_AVAILABLE DATA_:
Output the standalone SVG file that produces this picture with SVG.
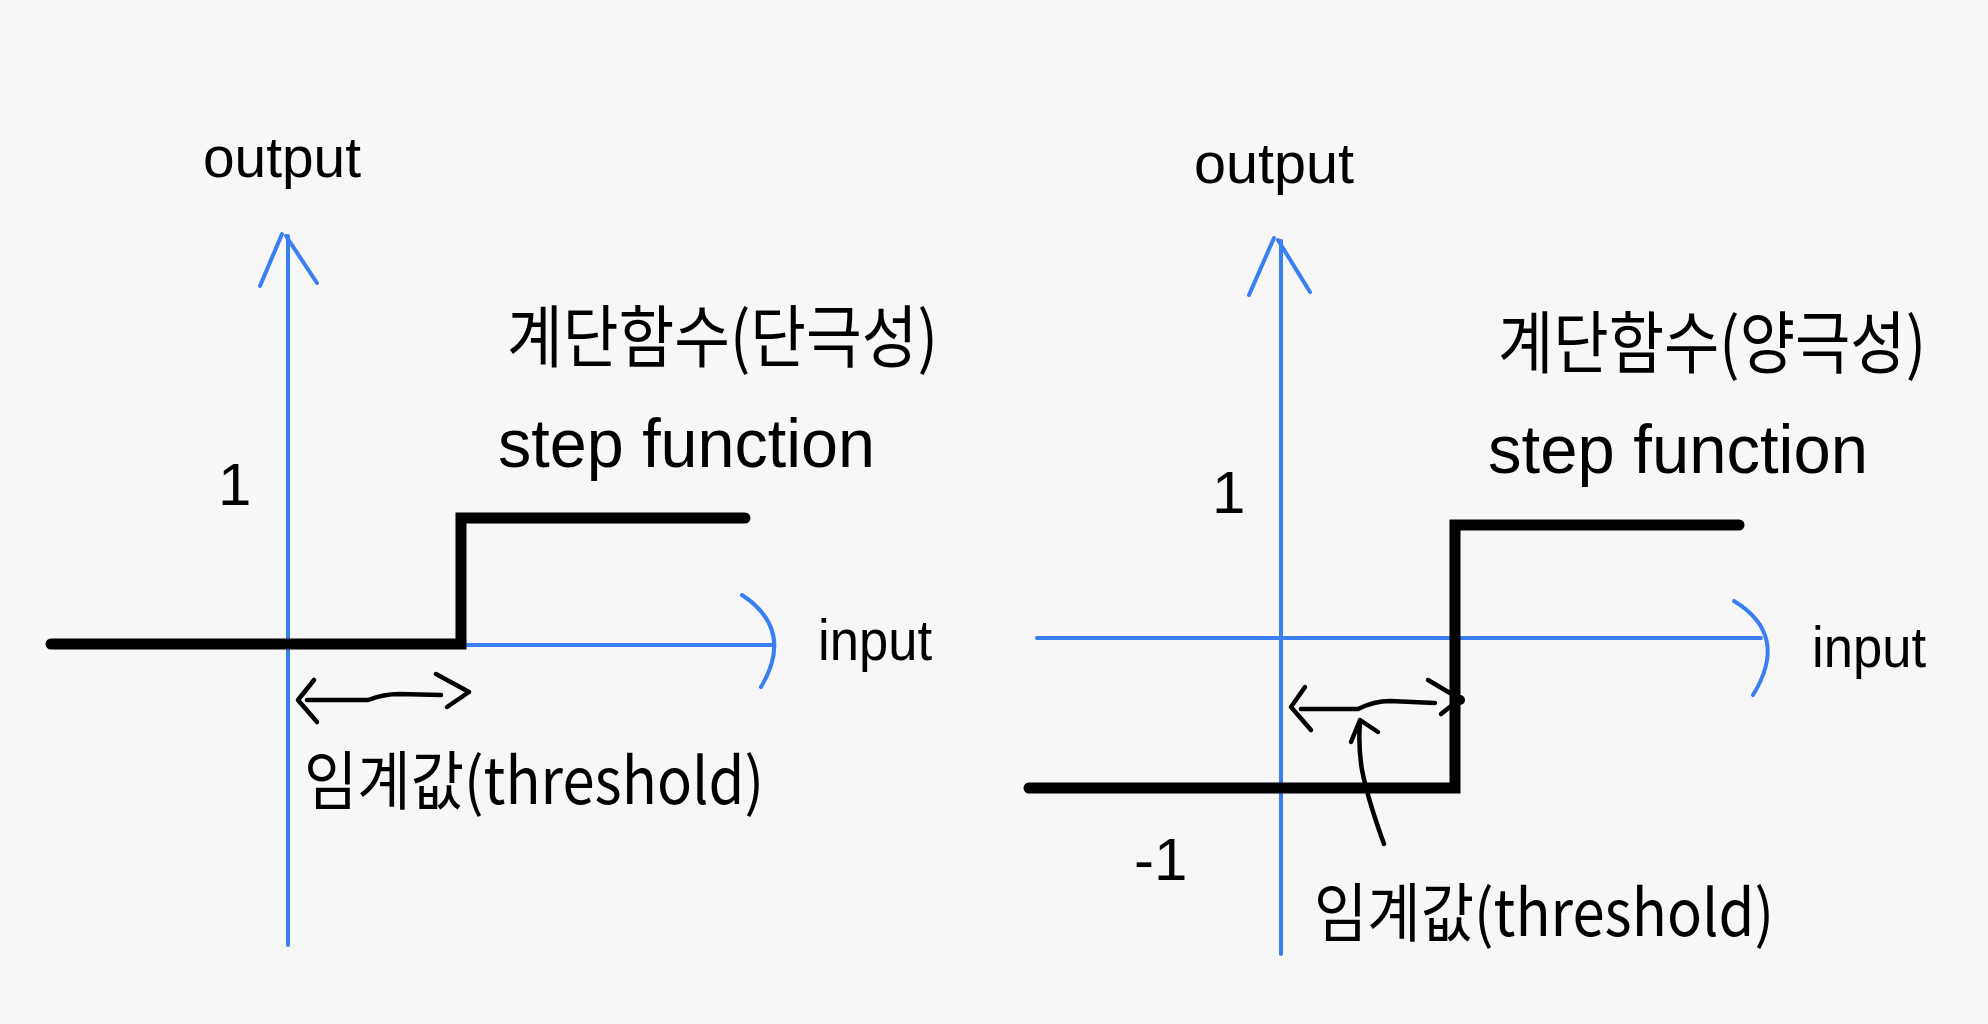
<svg xmlns="http://www.w3.org/2000/svg" width="1988" height="1024" viewBox="0 0 1988 1024">
<style>
.axis{stroke:#3a7ff2;stroke-width:4;fill:none;stroke-linecap:round;stroke-linejoin:round}
.step{stroke:#000;stroke-width:11;fill:none;stroke-linecap:round;stroke-linejoin:miter}
.pen{stroke:#000;stroke-width:4.5;fill:none;stroke-linecap:round;stroke-linejoin:round}
.lat{font-family:"Liberation Sans","Noto Sans",sans-serif;fill:#000}
.kr{font-family:"Noto Sans CJK KR","Noto Sans",sans-serif;fill:#000}
</style>
<rect width="1988" height="1024" fill="#f7f7f7"/>

<g id="left-plot">
  <g id="left-axes">
    <path class="axis" d="M288 236 L288 945"/>
    <path class="axis" d="M260 286 L282 234 M286 236 L317 283"/>
    <path class="axis" d="M463 645 L773 645"/>
    <path class="axis" d="M742 595 Q795 630 761 687"/>
  </g>
  <path id="left-step" class="step" d="M51 644 L461 644 L461 518 L745 518"/>
  <g id="left-threshold-arrow">
    <path class="pen" d="M314 680 L298 700 L317 722"/>
    <path class="pen" d="M307 700 L368 700 Q384 694 399 694 L441 695"/>
    <path class="pen" d="M436 674 L469 692 L447 707"/>
  </g>
  <text class="lat" x="203" y="177" font-size="57" textLength="158" lengthAdjust="spacingAndGlyphs">output</text>
  <text class="lat" x="218" y="505" font-size="60">1</text>
  <text class="kr" x="507" y="362" font-size="68" textLength="431" lengthAdjust="spacingAndGlyphs">계단함수(단극성)</text>
  <text class="lat" x="498" y="467" font-size="68" textLength="377" lengthAdjust="spacingAndGlyphs">step function</text>
  <text class="lat" x="818" y="660" font-size="58" textLength="114" lengthAdjust="spacingAndGlyphs">input</text>
  <text class="kr" x="304" y="804" font-size="64" textLength="460" lengthAdjust="spacingAndGlyphs">임계값(threshold)</text>
</g>

<g id="right-plot">
  <g id="right-axes">
    <path class="axis" d="M1281 241 L1281 954"/>
    <path class="axis" d="M1249 295 L1274 238 M1278 240 L1310 292"/>
    <path class="axis" d="M1037 638 L1761 638"/>
    <path class="axis" d="M1734 601 Q1790 635 1753 695"/>
  </g>
  <path id="right-step" class="step" d="M1029 788 L1455 788 L1455 525 L1739 525"/>
  <g id="right-threshold-arrow">
    <path class="pen" d="M1305 687 L1291 707 L1311 730"/>
    <path class="pen" d="M1301 709 L1358 709 Q1374 701 1390 701 L1435 703"/>
    <path class="pen" d="M1428 680 L1460 699 L1441 714"/>
    <circle cx="1460" cy="700" r="5" fill="#000"/>
  </g>
  <g id="right-pointer">
    <path class="pen" d="M1384 844 Q1368 800 1362 770 Q1358 745 1360 722"/>
    <path class="pen" d="M1351 742 L1360 720 L1378 732"/>
  </g>
  <text class="lat" x="1194" y="183" font-size="57" textLength="160" lengthAdjust="spacingAndGlyphs">output</text>
  <text class="lat" x="1212" y="513" font-size="60">1</text>
  <text class="lat" x="1134" y="880" font-size="60">-1</text>
  <text class="kr" x="1498" y="368" font-size="68" textLength="428" lengthAdjust="spacingAndGlyphs">계단함수(양극성)</text>
  <text class="lat" x="1488" y="473" font-size="68" textLength="380" lengthAdjust="spacingAndGlyphs">step function</text>
  <text class="lat" x="1812" y="667" font-size="58" textLength="114" lengthAdjust="spacingAndGlyphs">input</text>
  <text class="kr" x="1314" y="936" font-size="64" textLength="460" lengthAdjust="spacingAndGlyphs">임계값(threshold)</text>
</g>
</svg>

_YOUR INSTRUCTIONS_:
Skip every picture and transcribe the data above exactly.

_ANSWER_:
Output the standalone SVG file that produces this picture with SVG.
<svg xmlns="http://www.w3.org/2000/svg" width="1988" height="1024" viewBox="0 0 1988 1024">
<style>
.axis{stroke:#3a7ff2;stroke-width:4;fill:none;stroke-linecap:round;stroke-linejoin:round}
.step{stroke:#000;stroke-width:11;fill:none;stroke-linecap:round;stroke-linejoin:miter}
.pen{stroke:#000;stroke-width:4.5;fill:none;stroke-linecap:round;stroke-linejoin:round}
.lat{font-family:"Liberation Sans","Noto Sans",sans-serif;fill:#000}
.kr{font-family:"Noto Sans CJK KR","Noto Sans",sans-serif;fill:#000}
</style>
<rect width="1988" height="1024" fill="#f7f7f7"/>

<g id="left-plot">
  <g id="left-axes">
    <path class="axis" d="M288 236 L288 945"/>
    <path class="axis" d="M260 286 L282 234 M286 236 L317 283"/>
    <path class="axis" d="M463 645 L773 645"/>
    <path class="axis" d="M742 595 Q795 630 761 687"/>
  </g>
  <path id="left-step" class="step" d="M51 644 L461 644 L461 518 L745 518"/>
  <g id="left-threshold-arrow">
    <path class="pen" d="M314 680 L298 700 L317 722"/>
    <path class="pen" d="M307 700 L368 700 Q384 694 399 694 L441 695"/>
    <path class="pen" d="M436 674 L469 692 L447 707"/>
  </g>
  <text class="lat" x="203" y="177" font-size="57" textLength="158" lengthAdjust="spacingAndGlyphs">output</text>
  <text class="lat" x="218" y="505" font-size="60">1</text>
  <text class="kr" x="507" y="362" font-size="68" textLength="431" lengthAdjust="spacingAndGlyphs">계단함수(단극성)</text>
  <text class="lat" x="498" y="467" font-size="68" textLength="377" lengthAdjust="spacingAndGlyphs">step function</text>
  <text class="lat" x="818" y="660" font-size="58" textLength="114" lengthAdjust="spacingAndGlyphs">input</text>
  <text class="kr" x="304" y="804" font-size="64" textLength="460" lengthAdjust="spacingAndGlyphs">임계값(threshold)</text>
</g>

<g id="right-plot">
  <g id="right-axes">
    <path class="axis" d="M1281 241 L1281 954"/>
    <path class="axis" d="M1249 295 L1274 238 M1278 240 L1310 292"/>
    <path class="axis" d="M1037 638 L1761 638"/>
    <path class="axis" d="M1734 601 Q1790 635 1753 695"/>
  </g>
  <path id="right-step" class="step" d="M1029 788 L1455 788 L1455 525 L1739 525"/>
  <g id="right-threshold-arrow">
    <path class="pen" d="M1305 687 L1291 707 L1311 730"/>
    <path class="pen" d="M1301 709 L1358 709 Q1374 701 1390 701 L1435 703"/>
    <path class="pen" d="M1428 680 L1460 699 L1441 714"/>
    <circle cx="1460" cy="700" r="5" fill="#000"/>
  </g>
  <g id="right-pointer">
    <path class="pen" d="M1384 844 Q1368 800 1362 770 Q1358 745 1360 722"/>
    <path class="pen" d="M1351 742 L1360 720 L1378 732"/>
  </g>
  <text class="lat" x="1194" y="183" font-size="57" textLength="160" lengthAdjust="spacingAndGlyphs">output</text>
  <text class="lat" x="1212" y="513" font-size="60">1</text>
  <text class="lat" x="1134" y="880" font-size="60">-1</text>
  <text class="kr" x="1498" y="368" font-size="68" textLength="428" lengthAdjust="spacingAndGlyphs">계단함수(양극성)</text>
  <text class="lat" x="1488" y="473" font-size="68" textLength="380" lengthAdjust="spacingAndGlyphs">step function</text>
  <text class="lat" x="1812" y="667" font-size="58" textLength="114" lengthAdjust="spacingAndGlyphs">input</text>
  <text class="kr" x="1314" y="936" font-size="64" textLength="460" lengthAdjust="spacingAndGlyphs">임계값(threshold)</text>
</g>
</svg>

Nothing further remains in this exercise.